Provided material
━━━━━━━━━━━━━━━━
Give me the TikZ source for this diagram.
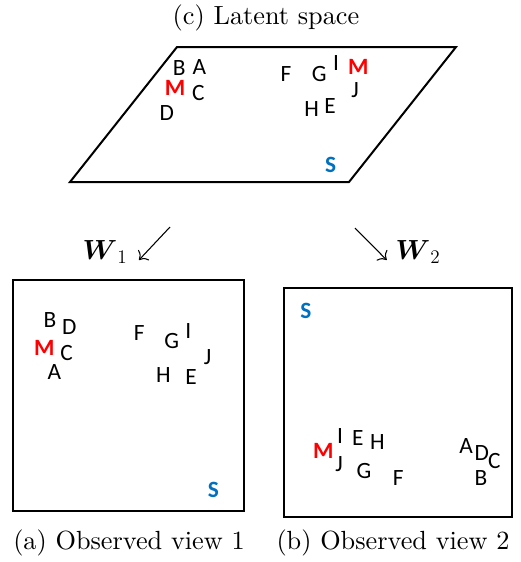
\documentclass[tikz,border=0pt]{standalone}
\usepackage{amsmath}
\usepackage{fontspec}
\newfontfamily\carl{Carlito}
\newfontfamily\lmten{lmroman10-regular}[Extension=.otf]
\usetikzlibrary{arrows.meta}
\definecolor{sblue}{HTML}{0070C0}
\begin{document}
\begin{tikzpicture}[x=0.75pt,y=-0.75pt,
  lt/.style={font=\carl\fontsize{17.5}{20}\selectfont, inner sep=0pt},
  mk/.style={font=\carl\bfseries\fontsize{17.5}{20}\selectfont, inner sep=0pt, text=red},
  sk/.style={font=\carl\bfseries\fontsize{17.5}{20}\selectfont, inner sep=0pt, text=sblue},
  captext/.style={font=\lmten\fontsize{19.7}{23}\selectfont, inner sep=0pt},
  frame/.style={draw, line width=1.5pt, line join=miter},
  warrow/.style={line width=0.8pt, -{To[scale=1.6]}}]
\useasboundingbox (0,0) rectangle (521,562);
% title
\node[captext] (title) at (266,18) {(c) Latent space};
% latent parallelogram
\draw[frame] (177,47) -- (456,47) -- (349,182) -- (70,182) -- cycle;
\node[lt] (lB) at (179.3,68.3) {B};
\node[lt] (lA) at (199.3,66.7) {A};
\node[mk] (lM1) at (175,88.3) {M};
\node[lt] (lC) at (198.3,92.7) {C};
\node[lt] (lD) at (166.7,112.7) {D};
\node[lt] (lF) at (286,74.3) {F};
\node[lt] (lG) at (319.3,74.3) {G};
\node[lt] (lI) at (336,63.3) {I};
\node[mk] (lM2) at (358.3,66.7) {M};
\node[lt] (lJ) at (355,90) {J};
\node[lt] (lH) at (311.7,109) {H};
\node[lt] (lE) at (330,105.7) {E};
\node[sk] (lS) at (330.7,165) {S};
% arrows
\coordinate (a1s) at (170,227);
\coordinate (a1e) at (139,260);
\coordinate (a2s) at (355,228);
\coordinate (a2e) at (386.7,260);
\draw[warrow] (a1s) -- (a1e);
\draw[warrow] (a2s) -- (a2e);
\node[captext] (w1) at (105,252) {$\boldsymbol{W}_1$};
\node[captext] (w2) at (418,252) {$\boldsymbol{W}_2$};
% view 1
\draw[frame] (13,280) rectangle (244,511);
\node[lt] (aB) at (50,320) {B};
\node[lt] (aD) at (69.3,327.3) {D};
\node[mk] (aM) at (44.3,347.7) {M};
\node[lt] (aC) at (66.7,352.7) {C};
\node[lt] (aA) at (54.3,372.3) {A};
\node[lt] (aF) at (139.3,333.3) {F};
\node[lt] (aG) at (171.7,341) {G};
\node[lt] (aI) at (188.3,330.7) {I};
\node[lt] (aJ) at (207.7,357.3) {J};
\node[lt] (aH) at (163.3,375) {H};
\node[lt] (aE) at (191,377.3) {E};
\node[sk] (aS) at (213.3,490) {S};
\node[captext] (capa) at (129,543) {(a) Observed view 1};
% view 2
\draw[frame] (284,288) rectangle (512,517);
\node[sk] (bS) at (306,310.7) {S};
\node[mk] (bM) at (323.3,451) {M};
\node[lt] (bI) at (340,436) {I};
\node[lt] (bJ) at (339,464.3) {J};
\node[lt] (bE) at (357.7,437.7) {E};
\node[lt] (bH) at (377.3,441.7) {H};
\node[lt] (bG) at (364,470.7) {G};
\node[lt] (bF) at (398.3,478.3) {F};
\node[lt] (bA) at (466,446) {A};
\node[lt] (bD) at (481.7,452.7) {D};
\node[lt] (bC) at (494.3,460.7) {C};
\node[lt] (bB) at (481,478.3) {B};
\node[captext] (capb) at (393,543) {(b) Observed view 2};
\end{tikzpicture}
\end{document}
━━━━━━━━━━━━━━━━
Your task
Make an exact copy of the whole listing, but don't bring over any pictures.

Problem solution
Give me the TikZ source for this diagram.
\documentclass[tikz,border=0pt]{standalone}
\usepackage{amsmath}
\usepackage{fontspec}
\newfontfamily\carl{Carlito}
\newfontfamily\lmten{lmroman10-regular}[Extension=.otf]
\usetikzlibrary{arrows.meta}
\definecolor{sblue}{HTML}{0070C0}
\begin{document}
\begin{tikzpicture}[x=0.75pt,y=-0.75pt,
  lt/.style={font=\carl\fontsize{17.5}{20}\selectfont, inner sep=0pt},
  mk/.style={font=\carl\bfseries\fontsize{17.5}{20}\selectfont, inner sep=0pt, text=red},
  sk/.style={font=\carl\bfseries\fontsize{17.5}{20}\selectfont, inner sep=0pt, text=sblue},
  captext/.style={font=\lmten\fontsize{19.7}{23}\selectfont, inner sep=0pt},
  frame/.style={draw, line width=1.5pt, line join=miter},
  warrow/.style={line width=0.8pt, -{To[scale=1.6]}}]
\useasboundingbox (0,0) rectangle (521,562);
% title
\node[captext] (title) at (266,18) {(c) Latent space};
% latent parallelogram
\draw[frame] (177,47) -- (456,47) -- (349,182) -- (70,182) -- cycle;
\node[lt] (lB) at (179.3,68.3) {B};
\node[lt] (lA) at (199.3,66.7) {A};
\node[mk] (lM1) at (175,88.3) {M};
\node[lt] (lC) at (198.3,92.7) {C};
\node[lt] (lD) at (166.7,112.7) {D};
\node[lt] (lF) at (286,74.3) {F};
\node[lt] (lG) at (319.3,74.3) {G};
\node[lt] (lI) at (336,63.3) {I};
\node[mk] (lM2) at (358.3,66.7) {M};
\node[lt] (lJ) at (355,90) {J};
\node[lt] (lH) at (311.7,109) {H};
\node[lt] (lE) at (330,105.7) {E};
\node[sk] (lS) at (330.7,165) {S};
% arrows
\coordinate (a1s) at (170,227);
\coordinate (a1e) at (139,260);
\coordinate (a2s) at (355,228);
\coordinate (a2e) at (386.7,260);
\draw[warrow] (a1s) -- (a1e);
\draw[warrow] (a2s) -- (a2e);
\node[captext] (w1) at (105,252) {$\boldsymbol{W}_1$};
\node[captext] (w2) at (418,252) {$\boldsymbol{W}_2$};
% view 1
\draw[frame] (13,280) rectangle (244,511);
\node[lt] (aB) at (50,320) {B};
\node[lt] (aD) at (69.3,327.3) {D};
\node[mk] (aM) at (44.3,347.7) {M};
\node[lt] (aC) at (66.7,352.7) {C};
\node[lt] (aA) at (54.3,372.3) {A};
\node[lt] (aF) at (139.3,333.3) {F};
\node[lt] (aG) at (171.7,341) {G};
\node[lt] (aI) at (188.3,330.7) {I};
\node[lt] (aJ) at (207.7,357.3) {J};
\node[lt] (aH) at (163.3,375) {H};
\node[lt] (aE) at (191,377.3) {E};
\node[sk] (aS) at (213.3,490) {S};
\node[captext] (capa) at (129,543) {(a) Observed view 1};
% view 2
\draw[frame] (284,288) rectangle (512,517);
\node[sk] (bS) at (306,310.7) {S};
\node[mk] (bM) at (323.3,451) {M};
\node[lt] (bI) at (340,436) {I};
\node[lt] (bJ) at (339,464.3) {J};
\node[lt] (bE) at (357.7,437.7) {E};
\node[lt] (bH) at (377.3,441.7) {H};
\node[lt] (bG) at (364,470.7) {G};
\node[lt] (bF) at (398.3,478.3) {F};
\node[lt] (bA) at (466,446) {A};
\node[lt] (bD) at (481.7,452.7) {D};
\node[lt] (bC) at (494.3,460.7) {C};
\node[lt] (bB) at (481,478.3) {B};
\node[captext] (capb) at (393,543) {(b) Observed view 2};
\end{tikzpicture}
\end{document}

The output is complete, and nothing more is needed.